-- START MATERIAL PROVIDED --

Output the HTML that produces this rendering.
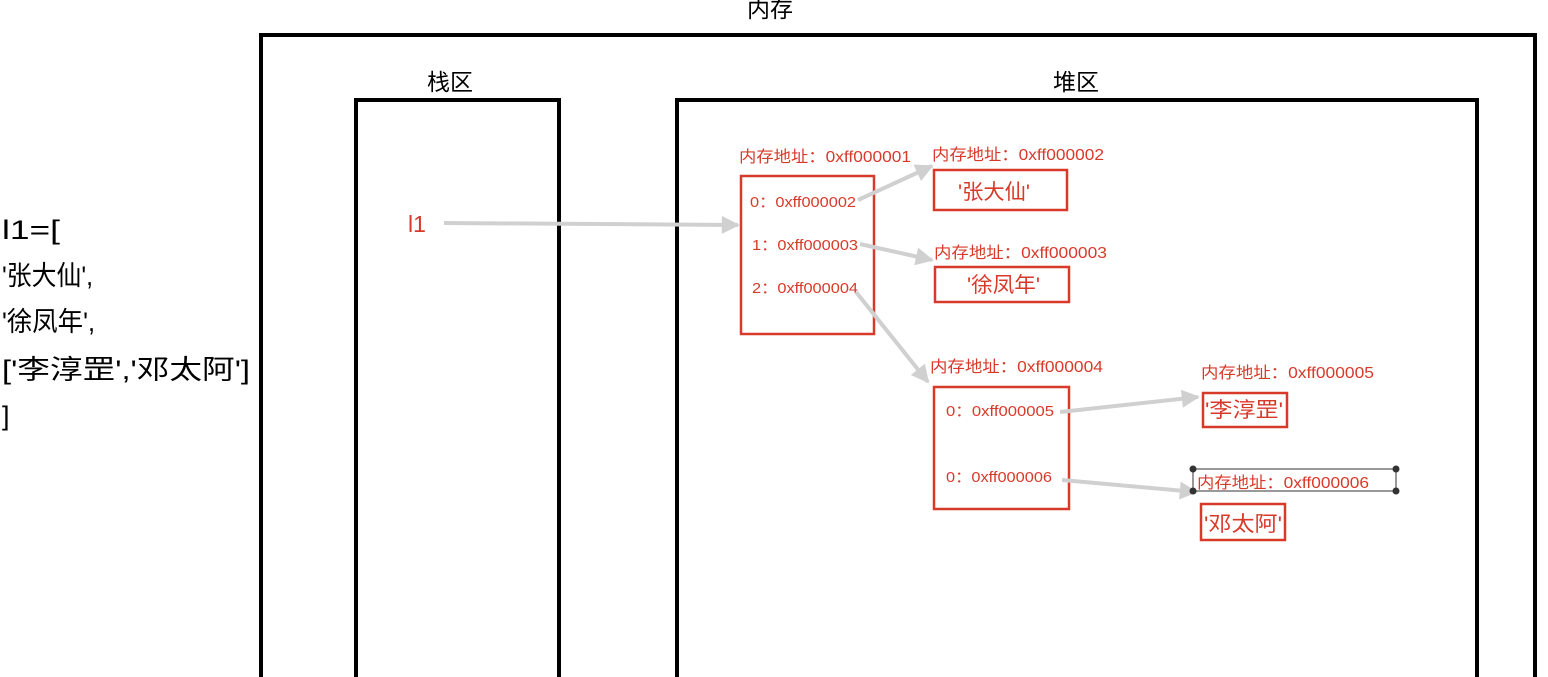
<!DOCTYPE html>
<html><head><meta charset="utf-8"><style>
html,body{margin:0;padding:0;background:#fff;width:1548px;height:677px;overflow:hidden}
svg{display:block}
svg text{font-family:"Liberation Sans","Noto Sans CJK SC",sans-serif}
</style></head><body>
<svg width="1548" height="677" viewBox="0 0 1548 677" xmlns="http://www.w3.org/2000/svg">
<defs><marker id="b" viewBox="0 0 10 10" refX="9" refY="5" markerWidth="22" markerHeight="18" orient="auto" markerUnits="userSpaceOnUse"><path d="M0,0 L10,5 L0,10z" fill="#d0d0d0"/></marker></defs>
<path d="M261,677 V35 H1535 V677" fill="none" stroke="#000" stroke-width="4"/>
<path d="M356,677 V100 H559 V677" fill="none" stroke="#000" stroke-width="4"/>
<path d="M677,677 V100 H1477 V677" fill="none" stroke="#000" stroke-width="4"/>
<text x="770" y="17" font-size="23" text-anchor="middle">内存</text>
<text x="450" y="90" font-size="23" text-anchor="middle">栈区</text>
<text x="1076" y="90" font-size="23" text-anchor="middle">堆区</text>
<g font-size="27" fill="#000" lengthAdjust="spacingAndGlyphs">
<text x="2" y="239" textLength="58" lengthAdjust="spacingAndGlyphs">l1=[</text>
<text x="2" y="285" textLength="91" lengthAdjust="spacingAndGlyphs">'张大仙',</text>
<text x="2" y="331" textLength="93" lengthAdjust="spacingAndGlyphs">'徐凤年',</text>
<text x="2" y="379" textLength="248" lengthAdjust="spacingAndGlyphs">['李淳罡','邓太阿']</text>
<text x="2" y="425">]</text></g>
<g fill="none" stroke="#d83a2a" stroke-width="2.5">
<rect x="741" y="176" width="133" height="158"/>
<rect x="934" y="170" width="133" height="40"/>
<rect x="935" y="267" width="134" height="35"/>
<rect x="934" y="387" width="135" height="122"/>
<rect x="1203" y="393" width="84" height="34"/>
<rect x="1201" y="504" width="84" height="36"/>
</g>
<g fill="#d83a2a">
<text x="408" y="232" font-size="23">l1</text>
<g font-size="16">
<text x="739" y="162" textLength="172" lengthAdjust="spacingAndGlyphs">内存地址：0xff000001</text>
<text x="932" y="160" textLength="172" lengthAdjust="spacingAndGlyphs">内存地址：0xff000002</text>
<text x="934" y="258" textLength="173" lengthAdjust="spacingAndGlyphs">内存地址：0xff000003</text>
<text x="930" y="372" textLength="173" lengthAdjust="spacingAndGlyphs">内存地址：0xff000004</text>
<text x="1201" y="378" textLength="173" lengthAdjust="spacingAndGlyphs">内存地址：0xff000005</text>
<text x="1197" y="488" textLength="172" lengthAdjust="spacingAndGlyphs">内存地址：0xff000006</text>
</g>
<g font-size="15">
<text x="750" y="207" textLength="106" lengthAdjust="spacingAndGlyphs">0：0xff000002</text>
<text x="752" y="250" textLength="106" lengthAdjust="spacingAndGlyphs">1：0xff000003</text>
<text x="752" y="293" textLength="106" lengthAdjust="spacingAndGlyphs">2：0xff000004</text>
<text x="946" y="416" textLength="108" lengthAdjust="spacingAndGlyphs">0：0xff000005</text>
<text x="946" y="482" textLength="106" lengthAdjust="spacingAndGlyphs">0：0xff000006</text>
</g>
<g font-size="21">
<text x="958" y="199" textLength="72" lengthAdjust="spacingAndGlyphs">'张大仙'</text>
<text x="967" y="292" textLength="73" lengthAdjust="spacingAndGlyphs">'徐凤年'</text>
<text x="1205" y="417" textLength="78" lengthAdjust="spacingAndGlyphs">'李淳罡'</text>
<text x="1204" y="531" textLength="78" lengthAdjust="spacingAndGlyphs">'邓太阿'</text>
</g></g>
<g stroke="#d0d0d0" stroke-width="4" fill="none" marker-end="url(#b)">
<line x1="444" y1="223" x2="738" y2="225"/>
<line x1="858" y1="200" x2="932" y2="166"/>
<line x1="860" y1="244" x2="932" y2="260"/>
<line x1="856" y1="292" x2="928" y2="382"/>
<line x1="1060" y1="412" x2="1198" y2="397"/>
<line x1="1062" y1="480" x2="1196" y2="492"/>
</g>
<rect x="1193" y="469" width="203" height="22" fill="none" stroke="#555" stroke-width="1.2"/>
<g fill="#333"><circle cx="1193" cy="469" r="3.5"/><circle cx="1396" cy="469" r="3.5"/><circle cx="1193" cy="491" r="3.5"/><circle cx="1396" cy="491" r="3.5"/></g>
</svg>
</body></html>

-- END MATERIAL PROVIDED --

» WHAT THE TASK ASKS: Reproduce the material above in full, exactly, with no images.

» TASK ANSWER:
Output the HTML that produces this rendering.
<!DOCTYPE html>
<html><head><meta charset="utf-8"><style>
html,body{margin:0;padding:0;background:#fff;width:1548px;height:677px;overflow:hidden}
svg{display:block}
svg text{font-family:"Liberation Sans","Noto Sans CJK SC",sans-serif}
</style></head><body>
<svg width="1548" height="677" viewBox="0 0 1548 677" xmlns="http://www.w3.org/2000/svg">
<defs><marker id="b" viewBox="0 0 10 10" refX="9" refY="5" markerWidth="22" markerHeight="18" orient="auto" markerUnits="userSpaceOnUse"><path d="M0,0 L10,5 L0,10z" fill="#d0d0d0"/></marker></defs>
<path d="M261,677 V35 H1535 V677" fill="none" stroke="#000" stroke-width="4"/>
<path d="M356,677 V100 H559 V677" fill="none" stroke="#000" stroke-width="4"/>
<path d="M677,677 V100 H1477 V677" fill="none" stroke="#000" stroke-width="4"/>
<text x="770" y="17" font-size="23" text-anchor="middle">内存</text>
<text x="450" y="90" font-size="23" text-anchor="middle">栈区</text>
<text x="1076" y="90" font-size="23" text-anchor="middle">堆区</text>
<g font-size="27" fill="#000" lengthAdjust="spacingAndGlyphs">
<text x="2" y="239" textLength="58" lengthAdjust="spacingAndGlyphs">l1=[</text>
<text x="2" y="285" textLength="91" lengthAdjust="spacingAndGlyphs">'张大仙',</text>
<text x="2" y="331" textLength="93" lengthAdjust="spacingAndGlyphs">'徐凤年',</text>
<text x="2" y="379" textLength="248" lengthAdjust="spacingAndGlyphs">['李淳罡','邓太阿']</text>
<text x="2" y="425">]</text></g>
<g fill="none" stroke="#d83a2a" stroke-width="2.5">
<rect x="741" y="176" width="133" height="158"/>
<rect x="934" y="170" width="133" height="40"/>
<rect x="935" y="267" width="134" height="35"/>
<rect x="934" y="387" width="135" height="122"/>
<rect x="1203" y="393" width="84" height="34"/>
<rect x="1201" y="504" width="84" height="36"/>
</g>
<g fill="#d83a2a">
<text x="408" y="232" font-size="23">l1</text>
<g font-size="16">
<text x="739" y="162" textLength="172" lengthAdjust="spacingAndGlyphs">内存地址：0xff000001</text>
<text x="932" y="160" textLength="172" lengthAdjust="spacingAndGlyphs">内存地址：0xff000002</text>
<text x="934" y="258" textLength="173" lengthAdjust="spacingAndGlyphs">内存地址：0xff000003</text>
<text x="930" y="372" textLength="173" lengthAdjust="spacingAndGlyphs">内存地址：0xff000004</text>
<text x="1201" y="378" textLength="173" lengthAdjust="spacingAndGlyphs">内存地址：0xff000005</text>
<text x="1197" y="488" textLength="172" lengthAdjust="spacingAndGlyphs">内存地址：0xff000006</text>
</g>
<g font-size="15">
<text x="750" y="207" textLength="106" lengthAdjust="spacingAndGlyphs">0：0xff000002</text>
<text x="752" y="250" textLength="106" lengthAdjust="spacingAndGlyphs">1：0xff000003</text>
<text x="752" y="293" textLength="106" lengthAdjust="spacingAndGlyphs">2：0xff000004</text>
<text x="946" y="416" textLength="108" lengthAdjust="spacingAndGlyphs">0：0xff000005</text>
<text x="946" y="482" textLength="106" lengthAdjust="spacingAndGlyphs">0：0xff000006</text>
</g>
<g font-size="21">
<text x="958" y="199" textLength="72" lengthAdjust="spacingAndGlyphs">'张大仙'</text>
<text x="967" y="292" textLength="73" lengthAdjust="spacingAndGlyphs">'徐凤年'</text>
<text x="1205" y="417" textLength="78" lengthAdjust="spacingAndGlyphs">'李淳罡'</text>
<text x="1204" y="531" textLength="78" lengthAdjust="spacingAndGlyphs">'邓太阿'</text>
</g></g>
<g stroke="#d0d0d0" stroke-width="4" fill="none" marker-end="url(#b)">
<line x1="444" y1="223" x2="738" y2="225"/>
<line x1="858" y1="200" x2="932" y2="166"/>
<line x1="860" y1="244" x2="932" y2="260"/>
<line x1="856" y1="292" x2="928" y2="382"/>
<line x1="1060" y1="412" x2="1198" y2="397"/>
<line x1="1062" y1="480" x2="1196" y2="492"/>
</g>
<rect x="1193" y="469" width="203" height="22" fill="none" stroke="#555" stroke-width="1.2"/>
<g fill="#333"><circle cx="1193" cy="469" r="3.5"/><circle cx="1396" cy="469" r="3.5"/><circle cx="1193" cy="491" r="3.5"/><circle cx="1396" cy="491" r="3.5"/></g>
</svg>
</body></html>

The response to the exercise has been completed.